- **Provided information**
━━━━━━━━━━━━━━━━
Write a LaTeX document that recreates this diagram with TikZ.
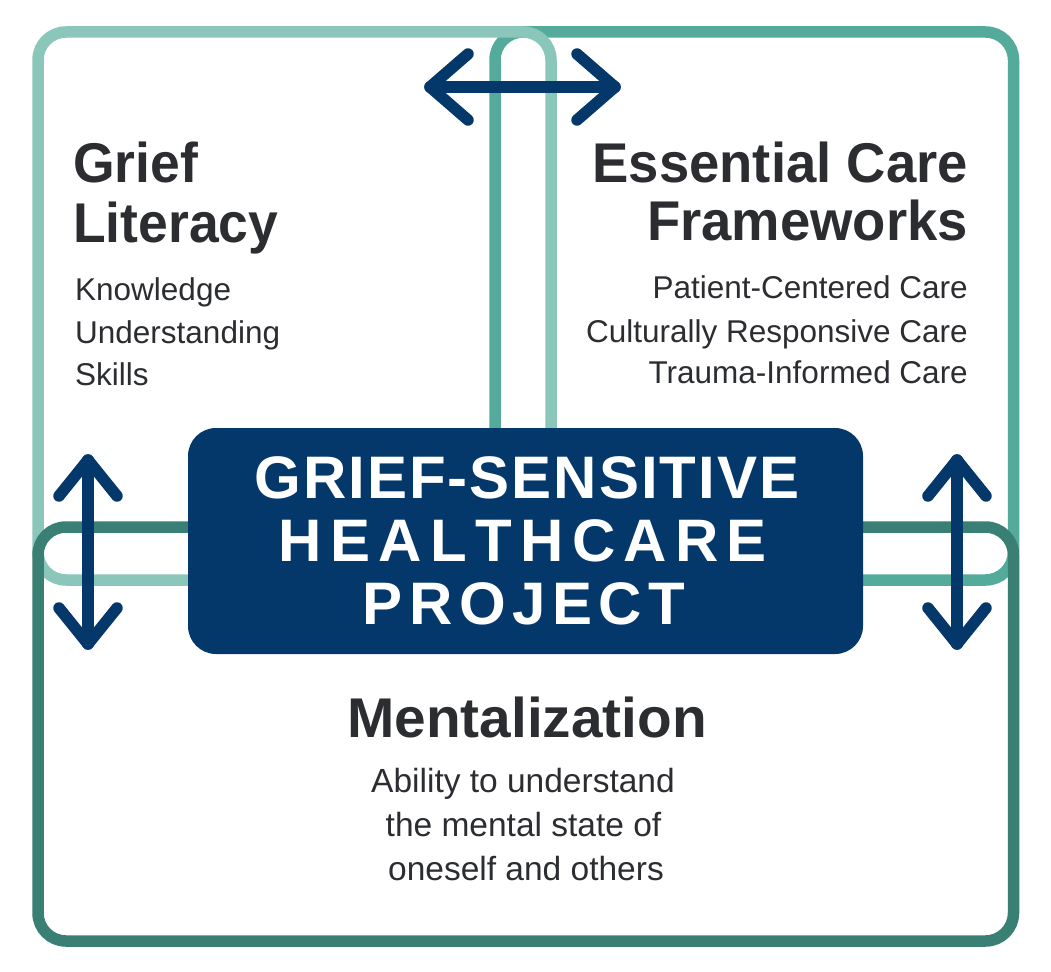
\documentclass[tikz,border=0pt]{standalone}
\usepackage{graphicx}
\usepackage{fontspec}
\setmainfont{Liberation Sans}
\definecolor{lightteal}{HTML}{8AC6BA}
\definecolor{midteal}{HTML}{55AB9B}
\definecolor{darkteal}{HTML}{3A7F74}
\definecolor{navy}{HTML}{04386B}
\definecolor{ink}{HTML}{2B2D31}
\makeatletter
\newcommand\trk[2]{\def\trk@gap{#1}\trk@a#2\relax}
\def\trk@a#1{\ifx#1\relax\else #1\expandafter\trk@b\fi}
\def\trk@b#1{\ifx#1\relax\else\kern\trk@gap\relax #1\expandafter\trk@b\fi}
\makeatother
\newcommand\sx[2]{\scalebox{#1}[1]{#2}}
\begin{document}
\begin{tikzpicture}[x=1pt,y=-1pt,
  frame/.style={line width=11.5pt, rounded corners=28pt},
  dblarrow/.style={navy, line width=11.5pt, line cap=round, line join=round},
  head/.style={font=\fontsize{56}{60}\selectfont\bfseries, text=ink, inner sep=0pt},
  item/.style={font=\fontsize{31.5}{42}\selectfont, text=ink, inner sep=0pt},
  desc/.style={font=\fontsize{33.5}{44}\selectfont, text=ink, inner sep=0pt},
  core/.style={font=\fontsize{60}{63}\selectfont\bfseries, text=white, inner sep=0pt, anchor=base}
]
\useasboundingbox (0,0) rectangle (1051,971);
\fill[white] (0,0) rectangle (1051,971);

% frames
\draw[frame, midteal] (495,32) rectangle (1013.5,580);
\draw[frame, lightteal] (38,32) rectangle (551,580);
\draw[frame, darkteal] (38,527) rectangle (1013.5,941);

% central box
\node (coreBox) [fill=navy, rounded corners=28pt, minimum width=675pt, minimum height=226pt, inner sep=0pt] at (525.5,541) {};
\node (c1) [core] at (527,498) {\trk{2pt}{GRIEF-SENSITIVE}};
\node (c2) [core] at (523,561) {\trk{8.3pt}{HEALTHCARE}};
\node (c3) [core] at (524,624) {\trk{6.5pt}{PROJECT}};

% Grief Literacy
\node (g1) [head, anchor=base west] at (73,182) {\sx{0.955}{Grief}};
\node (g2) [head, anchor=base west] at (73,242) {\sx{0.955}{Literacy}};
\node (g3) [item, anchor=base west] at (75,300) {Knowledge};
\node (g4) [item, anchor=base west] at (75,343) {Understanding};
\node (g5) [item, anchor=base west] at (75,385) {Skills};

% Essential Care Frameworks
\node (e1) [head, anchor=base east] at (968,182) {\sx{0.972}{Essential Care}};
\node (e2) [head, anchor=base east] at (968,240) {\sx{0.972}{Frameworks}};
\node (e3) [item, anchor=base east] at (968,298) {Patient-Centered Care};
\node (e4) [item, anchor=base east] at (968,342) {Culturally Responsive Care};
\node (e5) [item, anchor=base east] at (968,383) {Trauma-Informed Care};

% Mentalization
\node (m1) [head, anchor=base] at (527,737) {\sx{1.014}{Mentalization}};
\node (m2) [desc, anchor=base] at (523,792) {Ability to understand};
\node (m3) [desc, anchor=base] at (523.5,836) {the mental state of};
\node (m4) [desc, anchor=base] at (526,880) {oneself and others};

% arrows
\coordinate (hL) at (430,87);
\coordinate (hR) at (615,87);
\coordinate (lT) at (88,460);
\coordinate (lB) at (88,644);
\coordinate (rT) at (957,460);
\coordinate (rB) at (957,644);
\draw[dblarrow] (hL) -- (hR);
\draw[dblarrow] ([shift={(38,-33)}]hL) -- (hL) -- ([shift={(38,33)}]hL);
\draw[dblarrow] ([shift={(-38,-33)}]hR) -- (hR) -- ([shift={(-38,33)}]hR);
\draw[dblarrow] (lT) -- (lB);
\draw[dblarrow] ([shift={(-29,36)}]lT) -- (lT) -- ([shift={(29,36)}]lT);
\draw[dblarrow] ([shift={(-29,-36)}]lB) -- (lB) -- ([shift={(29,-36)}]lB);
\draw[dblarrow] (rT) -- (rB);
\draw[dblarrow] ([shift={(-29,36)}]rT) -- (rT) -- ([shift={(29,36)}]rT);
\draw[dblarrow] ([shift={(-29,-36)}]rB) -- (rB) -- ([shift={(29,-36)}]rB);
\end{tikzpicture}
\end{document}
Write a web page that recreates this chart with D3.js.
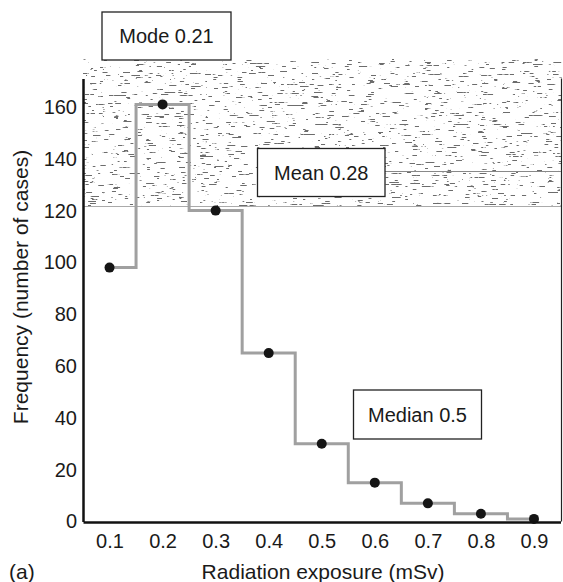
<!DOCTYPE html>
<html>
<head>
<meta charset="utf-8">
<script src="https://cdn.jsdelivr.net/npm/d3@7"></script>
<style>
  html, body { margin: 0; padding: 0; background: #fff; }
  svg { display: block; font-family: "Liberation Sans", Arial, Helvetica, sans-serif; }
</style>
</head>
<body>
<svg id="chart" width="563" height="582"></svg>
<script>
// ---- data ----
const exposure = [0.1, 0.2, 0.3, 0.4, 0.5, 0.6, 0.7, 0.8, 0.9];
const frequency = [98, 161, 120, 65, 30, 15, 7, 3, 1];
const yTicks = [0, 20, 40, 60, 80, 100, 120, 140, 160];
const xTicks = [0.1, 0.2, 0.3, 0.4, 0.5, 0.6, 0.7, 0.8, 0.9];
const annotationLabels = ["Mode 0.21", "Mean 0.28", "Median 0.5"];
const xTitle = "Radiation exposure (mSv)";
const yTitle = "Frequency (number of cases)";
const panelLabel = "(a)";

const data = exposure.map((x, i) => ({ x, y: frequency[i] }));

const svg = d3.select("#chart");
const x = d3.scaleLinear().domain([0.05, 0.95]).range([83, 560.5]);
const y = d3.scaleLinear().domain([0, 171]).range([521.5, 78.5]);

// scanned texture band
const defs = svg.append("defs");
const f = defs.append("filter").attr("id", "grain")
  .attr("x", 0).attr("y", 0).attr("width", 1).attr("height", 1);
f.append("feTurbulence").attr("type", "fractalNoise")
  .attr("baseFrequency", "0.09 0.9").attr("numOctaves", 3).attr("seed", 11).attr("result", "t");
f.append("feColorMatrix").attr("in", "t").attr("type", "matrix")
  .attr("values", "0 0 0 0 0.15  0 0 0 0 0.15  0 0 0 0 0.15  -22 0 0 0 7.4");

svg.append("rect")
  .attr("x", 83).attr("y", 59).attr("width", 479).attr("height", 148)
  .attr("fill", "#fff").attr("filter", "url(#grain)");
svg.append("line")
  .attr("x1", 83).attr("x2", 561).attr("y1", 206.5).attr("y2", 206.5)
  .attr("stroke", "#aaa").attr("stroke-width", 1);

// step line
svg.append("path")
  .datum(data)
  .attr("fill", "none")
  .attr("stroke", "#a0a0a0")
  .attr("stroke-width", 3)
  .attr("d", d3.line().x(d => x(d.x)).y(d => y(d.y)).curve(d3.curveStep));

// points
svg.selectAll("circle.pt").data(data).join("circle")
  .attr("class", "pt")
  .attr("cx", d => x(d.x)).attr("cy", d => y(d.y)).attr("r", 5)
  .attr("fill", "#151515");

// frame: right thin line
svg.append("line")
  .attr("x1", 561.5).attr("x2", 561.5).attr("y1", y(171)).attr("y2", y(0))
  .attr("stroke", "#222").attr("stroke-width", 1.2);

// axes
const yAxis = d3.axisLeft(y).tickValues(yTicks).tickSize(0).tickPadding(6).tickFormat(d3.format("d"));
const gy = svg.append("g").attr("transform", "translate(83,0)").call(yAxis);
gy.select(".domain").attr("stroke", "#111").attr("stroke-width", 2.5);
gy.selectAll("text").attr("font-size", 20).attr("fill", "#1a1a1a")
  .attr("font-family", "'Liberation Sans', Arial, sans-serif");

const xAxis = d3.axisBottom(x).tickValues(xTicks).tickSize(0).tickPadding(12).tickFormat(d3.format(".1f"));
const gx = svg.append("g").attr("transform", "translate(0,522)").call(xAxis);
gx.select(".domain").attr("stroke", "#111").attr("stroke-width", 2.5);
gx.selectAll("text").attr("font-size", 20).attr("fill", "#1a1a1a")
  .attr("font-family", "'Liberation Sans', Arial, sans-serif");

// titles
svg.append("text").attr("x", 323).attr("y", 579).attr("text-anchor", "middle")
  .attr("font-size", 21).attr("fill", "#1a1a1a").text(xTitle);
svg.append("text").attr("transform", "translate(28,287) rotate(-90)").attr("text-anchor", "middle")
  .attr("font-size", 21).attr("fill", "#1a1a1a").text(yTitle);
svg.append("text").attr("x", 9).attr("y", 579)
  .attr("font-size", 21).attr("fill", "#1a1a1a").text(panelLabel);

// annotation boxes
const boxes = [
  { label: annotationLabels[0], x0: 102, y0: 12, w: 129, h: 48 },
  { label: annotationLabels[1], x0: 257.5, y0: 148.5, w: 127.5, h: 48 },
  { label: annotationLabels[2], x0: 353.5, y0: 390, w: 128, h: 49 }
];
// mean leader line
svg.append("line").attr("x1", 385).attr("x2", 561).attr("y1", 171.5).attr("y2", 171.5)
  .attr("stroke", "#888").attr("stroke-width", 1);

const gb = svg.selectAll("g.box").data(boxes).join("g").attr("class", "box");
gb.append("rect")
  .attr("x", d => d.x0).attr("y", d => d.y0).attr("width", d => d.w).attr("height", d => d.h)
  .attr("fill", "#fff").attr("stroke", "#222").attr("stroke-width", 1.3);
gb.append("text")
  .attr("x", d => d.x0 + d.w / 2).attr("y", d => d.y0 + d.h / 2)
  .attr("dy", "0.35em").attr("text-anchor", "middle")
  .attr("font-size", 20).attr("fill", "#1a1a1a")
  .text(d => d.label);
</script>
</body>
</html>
━━━━━━━━━━━━━━━━
- **Exercise brief**
Quote exactly what appears from the line containing "Write a web" through the line containing "d3.scaleLinear().domain([0, 171]).range([521.5, 78.5]);", both included, except for the pictures, and nothing more.

- **The output**
Write a web page that recreates this chart with D3.js.
<!DOCTYPE html>
<html>
<head>
<meta charset="utf-8">
<script src="https://cdn.jsdelivr.net/npm/d3@7"></script>
<style>
  html, body { margin: 0; padding: 0; background: #fff; }
  svg { display: block; font-family: "Liberation Sans", Arial, Helvetica, sans-serif; }
</style>
</head>
<body>
<svg id="chart" width="563" height="582"></svg>
<script>
// ---- data ----
const exposure = [0.1, 0.2, 0.3, 0.4, 0.5, 0.6, 0.7, 0.8, 0.9];
const frequency = [98, 161, 120, 65, 30, 15, 7, 3, 1];
const yTicks = [0, 20, 40, 60, 80, 100, 120, 140, 160];
const xTicks = [0.1, 0.2, 0.3, 0.4, 0.5, 0.6, 0.7, 0.8, 0.9];
const annotationLabels = ["Mode 0.21", "Mean 0.28", "Median 0.5"];
const xTitle = "Radiation exposure (mSv)";
const yTitle = "Frequency (number of cases)";
const panelLabel = "(a)";

const data = exposure.map((x, i) => ({ x, y: frequency[i] }));

const svg = d3.select("#chart");
const x = d3.scaleLinear().domain([0.05, 0.95]).range([83, 560.5]);
const y = d3.scaleLinear().domain([0, 171]).range([521.5, 78.5]);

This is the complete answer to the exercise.